Hreflang tags are usually used in concurrence with rel=canonical attributes – another important HTML element.
What is a canonical URL and why do you need it?
A canonical URL is the URL of the page that Google thinks is most representative from a set of duplicate pages on your site.
If you have a page on your website which can be accessed via different URLs, or different pages with similar or even identical content (for example the same content translated into several languages), Google sees these as duplicate versions of the same page.
Google will select one URL as the canonical (preferred) version and crawl and index it. The other URLs will be considered duplicate URLs and crawled less often.
The issue here isn’t just with the duplicated content. If you don’t tell Google which URL is your canonical URL (the preferred version), Google will make that choice for you. The page Google picked up may not be the page you want to rank in organic search or page you want users to see. If search crawlers have to wade through too much duplicated content, they may miss some of your unique content. Additionally websites with a high percentage of duplicated content may suffer from diluted ranking ability.

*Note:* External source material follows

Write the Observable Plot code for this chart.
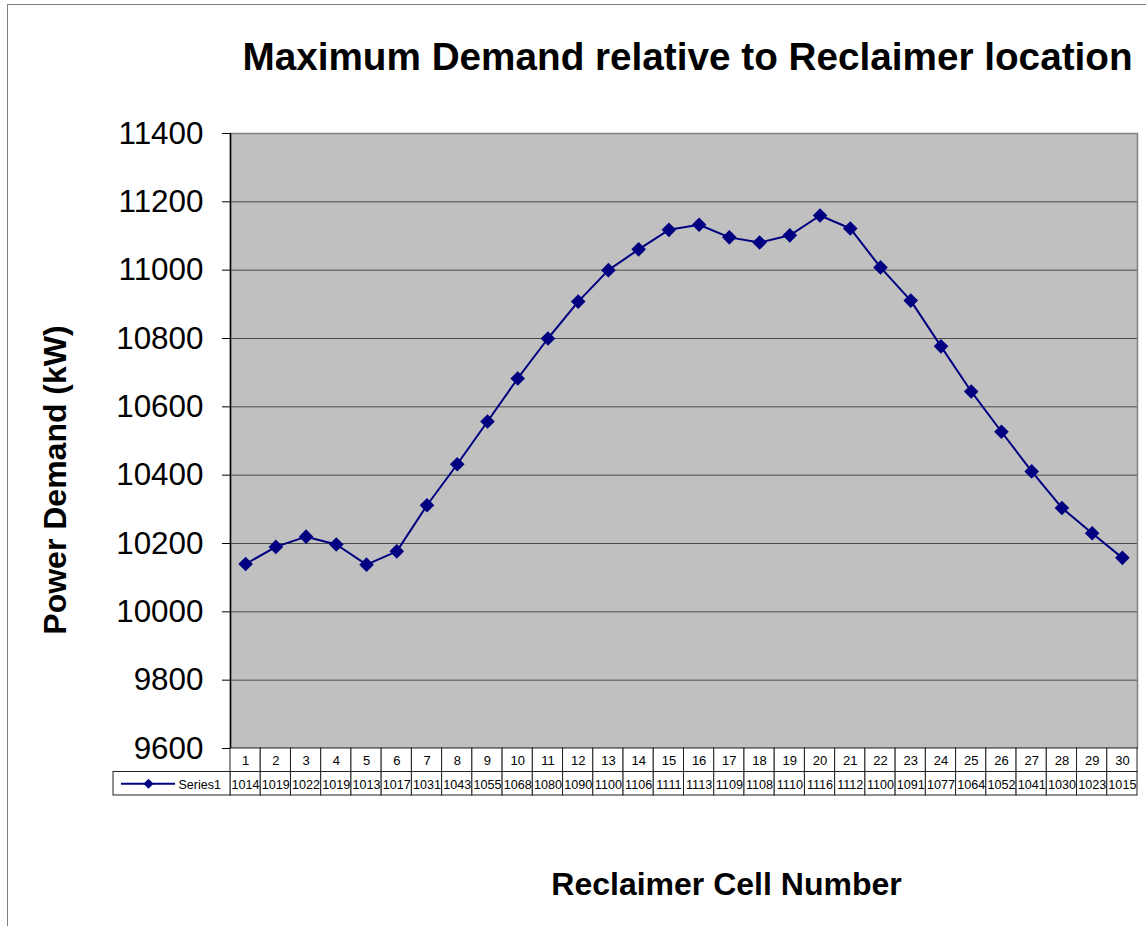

This can be problematic for website owners and lead to loss of traffic and revenue.
Google selects the canonical page based on a number of factors including whether the page is unsecured: http or secured: https; your declared preferred domain; page quality; presence of the URL in a sitemap; and any “rel=canonical” labelling. The best thing to do is not to let Google choose for itself but tell them which pages are most important.
Examples of duplicate content include:
- Different device types
- Dynamic URLs with search parameters and session IDs
- If your blog automatically generates multiple URLs as you position the same post under multiple categories.
- If your server is configured to serve the same content for http and https variants.
- If you are serving translated content on different URLs.
Why do you need canonicals URLs?
There are many reasons why you should use canonical tags:
- To tell Google which URL you want users to see in search results.
- To consolidate link signals for similar or duplicated pages.
- To avoid wasting crawl budget on duplicate pages.
- To manage syndicated content.
How to use it – best practises?
- Add self-refencing canonical tags to all of your unique landing pages. These will include your homepage, service pages and blogs/news pages.
- Canonicalise your homepage to address any duplicates.
- Avoid mixed signals – don’t canonicalise pages to broken or redirecting URLs.
- Don’t use canonical on duplicate pages.
- Ensure that each language version has a canonical link that points back to itself. It should be used in conjunction with hreflang directives.
You can add canonical tags in various ways:
- You can specify your preferred domain in Google Search console. For example, example.com rather than www.example.com. Use this only when you have two similar sites that differ only by subdomain. Don’t use this for http/https counterpart sites.
- Add a <link> tag in the code for all duplicate pages, pointing to the canonical page. This method means you can map infinite number of duplicate pages but it can add to the size of the page and it can be difficult to maintain on large websites. It only works for html pages, not for files such as pdfs.
- Send a rel=canonical header in your page response. This method doesn’t increase page size and allows you to map infinite number of duplicate pages but can be complex to maintain on larger sites.
- You can specify your canonical pages in a sitemap but it’s a less powerful signal to Googlebot than the rel=canonical mapping technique.
- Finally you could use 301 redirect to tell Googlebot that a redirected URL is a better version that a given URL.
Website localisation is not just about translation. In fact your translation will be worthless if your customers can’t find you online.
Hreflang tags and canonical links help search engines understand your content and will boost your SEO, as long as they are implemented the right way.